Danish health authorities reported 94 imported malaria cases in 2017, a number roughly on a par with the level recorded in the past few years–about 100 cases per year.

Mature Plasmodium vivax schizont/CDC
Mature Plasmodium vivax schizont/CDC

Compared with 2014, 2015 and 2016, the year 2017 recorded a lower occurrence of vivax malaria among refugees arriving to Denmark from Eritrea/Ethiopia. The same trend has been observed in other Northern European countries.

However, they warn there is still a need to be attentive to vivax malaria in persons from Eritrea, particularly in children. In some cases, vivax malaria presents as a mild subclinical infection, which may even not present until several months after a stay in a risk area.

It is conceivable that some of the patients who have arrived from Eritrea may already have received malaria treatment previously in their disease course in the form of a schizonticidal drug (e.g., artemether/lumefantrine or atovaquon/proguanil). They have therefore recovered temporarily, but vivax malaria recurs in these patients due to lacking radical treatment with primaquine, as was observed in several cases in Denmark in the course of 2017.

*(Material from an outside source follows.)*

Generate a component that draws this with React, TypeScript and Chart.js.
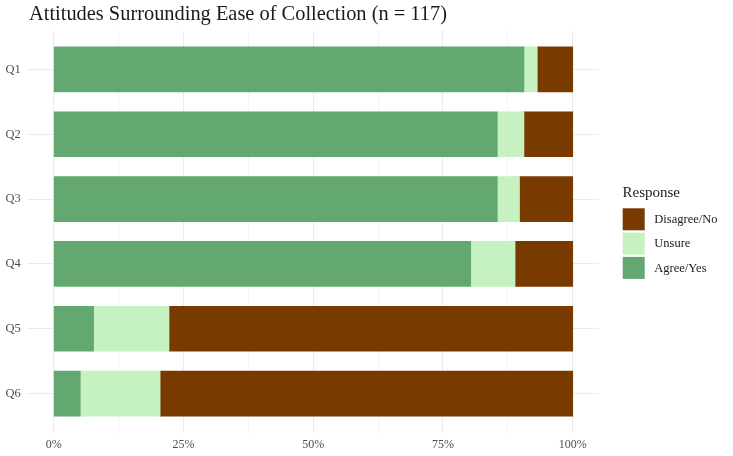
import React, { useEffect, useRef } from "react";
import { Chart, registerables } from "chart.js";

Chart.register(...registerables);

const N = 117;
const questions = ["Q1", "Q2", "Q3", "Q4", "Q5", "Q6"];
const agreeCounts = [106, 100, 100, 94, 9, 6];
const unsureCounts = [3, 6, 5, 10, 17, 18];
const disagreeCounts = [8, 11, 12, 13, 91, 93];
const xTickValues = [0, 0.125, 0.25, 0.375, 0.5, 0.625, 0.75, 0.875, 1];
const xTickLabels: Record<string, string> = { "0": "0%", "0.25": "25%", "0.5": "50%", "0.75": "75%", "1": "100%" };
const titleText = "Attitudes Surrounding Ease of Collection (n = 117)";
const legendTitle = "Response";
const colors = { agree: "#63a870", unsure: "#c6f1c1", disagree: "#793a00" };

const FONT = "'Liberation Serif', 'DejaVu Serif', serif";

const overlayPlugin = {
  id: "overlay",
  afterDraw(chart: any) {
    const ctx = chart.ctx;
    ctx.save();
    // title
    ctx.fillStyle = "#1a1a1a";
    ctx.font = `20.4px ${FONT}`;
    ctx.textAlign = "left";
    ctx.textBaseline = "alphabetic";
    ctx.fillText(titleText, 29, 19.5);
    // legend (reversed order, like ggplot)
    ctx.font = `15px ${FONT}`;
    ctx.fillText(legendTitle, 622.5, 196.5);
    const items = [...chart.data.datasets].reverse();
    items.forEach((ds: any, i: number) => {
      const y = 208.3 + i * 24.3;
      ctx.fillStyle = ds.backgroundColor;
      ctx.fillRect(622.7, y, 22, 22);
      ctx.fillStyle = "#1a1a1a";
      ctx.font = `12.5px ${FONT}`;
      ctx.textBaseline = "middle";
      ctx.fillText(ds.label, 654.3, y + 11.5);
      ctx.textBaseline = "alphabetic";
    });
    ctx.restore();
  },
};

export default function App() {
  const ref = useRef<HTMLCanvasElement>(null);
  useEffect(() => {
    document.body.style.margin = "0";
    const toPts = (arr: number[]) => arr.map((c, i) => ({ x: c / N, y: i }));
    const chart = new Chart(ref.current!, {
      type: "bar",
      data: {
        datasets: [
          { label: "Agree/Yes", data: toPts(agreeCounts), backgroundColor: colors.agree },
          { label: "Unsure", data: toPts(unsureCounts), backgroundColor: colors.unsure },
          { label: "Disagree/No", data: toPts(disagreeCounts), backgroundColor: colors.disagree },
        ],
      },
      options: {
        indexAxis: "y",
        responsive: false,
        animation: false,
        barThickness: 45,
        layout: { padding: { top: 30.5, right: 134.3, bottom: 0, left: 0 } },
        plugins: { legend: { display: false }, title: { display: false }, tooltip: { enabled: false } },
        scales: {
          x: {
            type: "linear",
            stacked: true,
            min: -0.05,
            max: 1.05,
            offset: false,
            afterBuildTicks: (scale: any) => {
              scale.ticks = xTickValues.map((v) => ({ value: v }));
            },
            afterFit: (scale: any) => {
              scale.height = 23.5;
            },
            grid: {
              drawTicks: false,
              offset: false,
              color: (c: any) => (xTickLabels[String(c.tick?.value)] ? "#ebebeb" : "#f3f3f3"),
              lineWidth: 1,
            },
            border: { display: false },
            ticks: {
              padding: 5,
              autoSkip: false,
              maxRotation: 0,
              color: "#4d4d4d",
              font: { family: FONT, size: 12 },
              callback: (v: any) => xTickLabels[String(v)] ?? "",
            },
          },
          y: {
            type: "linear",
            stacked: true,
            reverse: true,
            min: -0.6,
            max: 5.6,
            offset: false,
            afterBuildTicks: (scale: any) => {
              scale.ticks = questions.map((_, i) => ({ value: i }));
            },
            afterFit: (scale: any) => {
              scale.width = 27.7;
            },
            grid: { drawTicks: false, offset: false, color: "#ebebeb", lineWidth: 1 },
            border: { display: false },
            ticks: {
              padding: 7,
              autoSkip: false,
              color: "#4d4d4d",
              font: { family: FONT, size: 12.5 },
              callback: (v: any) => questions[v] ?? "",
            },
          },
        },
      } as any,
      plugins: [overlayPlugin],
    });
    return () => chart.destroy();
  }, []);
  return (
    <div style={{ position: "absolute", left: 0, top: 0, width: 733, height: 456, background: "#fff" }}>
      <canvas ref={ref} width={733} height={456} style={{ display: "block" }} />
    </div>
  );
}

In contrast to the decline in vivax malaria cases among Eritrean refugees, 2017 has recorded a slight increase in the number of malaria cases from Africa caused by Plasmodium falciparum and Plasmodium ovale.

The 2017 figures thus confirm that for common travellers, the risk of malaria is mainly the risk of serious falciparum malaria in Africa, whereas the risk of malaria outside of Africa is very limited and mainly due to vivax malaria. Immigrants and their children who visit their countries of origin generally constitute the main risk group, as these persons typically stay for longer periods of time with their families, sometimes in areas with a considerable local risk of malaria.

As in previous years, 2017 recorded a relatively high number of malaria cases from the following three countries: Afghanistan, Pakistan and India. In contrast, no malaria cases were seen among travellers returning from the remaining parts of Asia, including the majority of South-east Asia, despite the large number of Danish tourist travellers to several of these countries. Furthermore, only a single case of malaria was observed in a traveller returning from Central America, where the risk of becoming infected with malaria as a traveller should therefore be considered low.